Book: After the Plague and Other Stories

“Who’s the author?” asked Steve-o, from the other end of the breakfast table – as I started in on the last of the stories in this collection.

“Last name’s Boyle,” I said and turned the book sideways, showing him the spine. “Middle name is this word.” I pointed at the name, Coraghessan. “Don’t ask me to pronounce it. And if you think that’s bad, I can’t imagine how ghastly the first name must be. They’ve only dared provide the initial, T.”

Reading this book was a bit of a breakthrough for me. I’d been in a pretty bad funk over my inability to trust the authors I’d been reading. As my own writing endeavors were maturing and intensifying I was becoming an apparent literary snob, finding flaws in everything I was reading and mentally re-writing it. And I was not happy about it. I thought I’d lost a sort of innocence that would never return.

Trust is a big issue for me. When an author both writes well and tells a story well (two different things, I suggest) and there are no serious flaws in the first chapter or so, I develop trust with the author, I suspend judgement and I fall into his or her hands – to be carried away into their world and to forget about my own. When these conditions aren’t met, I keep the story at arm’s length and reading it becomes a chore. I suspect this is true for most readers. I find it’s an instinctive organic response.

The situation improved as I returned often to authors I’d already developed plenty of trust for over years (Poul Anderson, Ray Bradbury, Stephen King for instance). But here’s the thing: This collection bears a flaw that should have been a stumbling block and yet I was able to overlook it. I was able to suspend annoyance each time it occurred and fall quickly back in to T. C. Boyle’s hands. I’m extremely happy about this.

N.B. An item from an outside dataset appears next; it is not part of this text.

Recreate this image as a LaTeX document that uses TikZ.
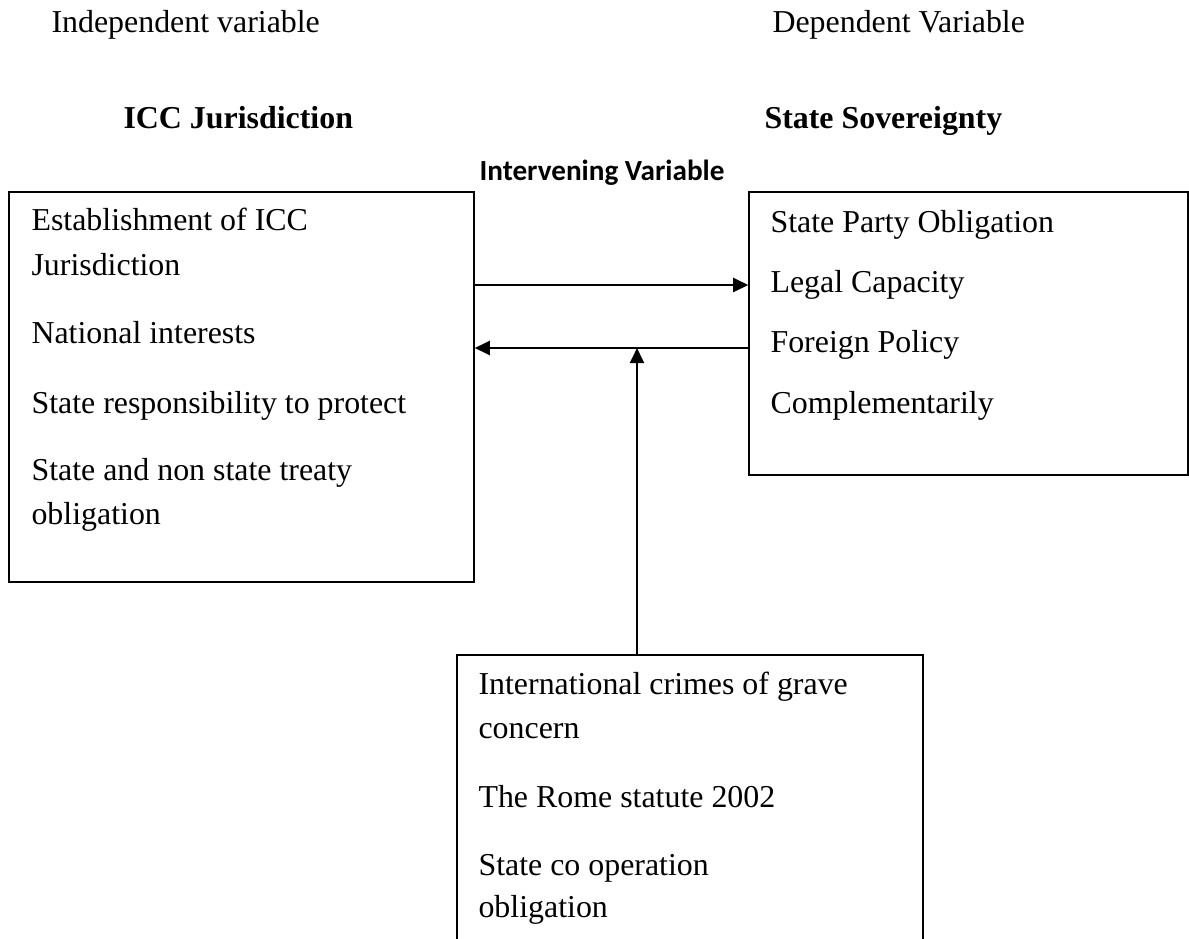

I suggest that Boyle is both an excellent writer and storyteller. The writing is powerful. He mentions nothing off-hand just to make you aware of it but delves into the essence of everything. But succinctly, mind you, without hampering the pace. There’s a delicate equation behind the ability to do that. Clearly Boyle has lived a life of intense observation. That’s part of it. And his mastery of the metaphor and simile is another part.

The only thing eclipsing his mastery of the metaphor is his penchant for it. They’re on every page. When they work they’re magnificent, painting clear pictures both visually and texturally. But some of them don’t work very well. That’s the flaw that I was blessedly able to tolerate. Metaphors have to work perfectly. Otherwise forget it. When an awkward metaphor makes you stop and re-read it twice – it’s one that should have been edited out. It’s not useful at that point. And that’s my only criticism.

The stories here tend to involve highly relatable characters – regular nice people with regular nice idiosyncrasies and perfectly good intentions – that gradually, perhaps logically, slip into the state where desperate or unlawful acts are committed. He blurs the line between everyday people and freaks. Or perhaps he reveals that there is no line.

Very useful work. I recommend it to anyone.

1 comment:

Kathleen said...

My issue is books that get published with incredibly horrible glaring basic grammar flaws. The use of "I" with a preposition, i.e., between him and I. ARGH!!! Isn't the editor supposed to catch shit like that. I like older authors because shit like that did NOT happen, unless it was on purpose.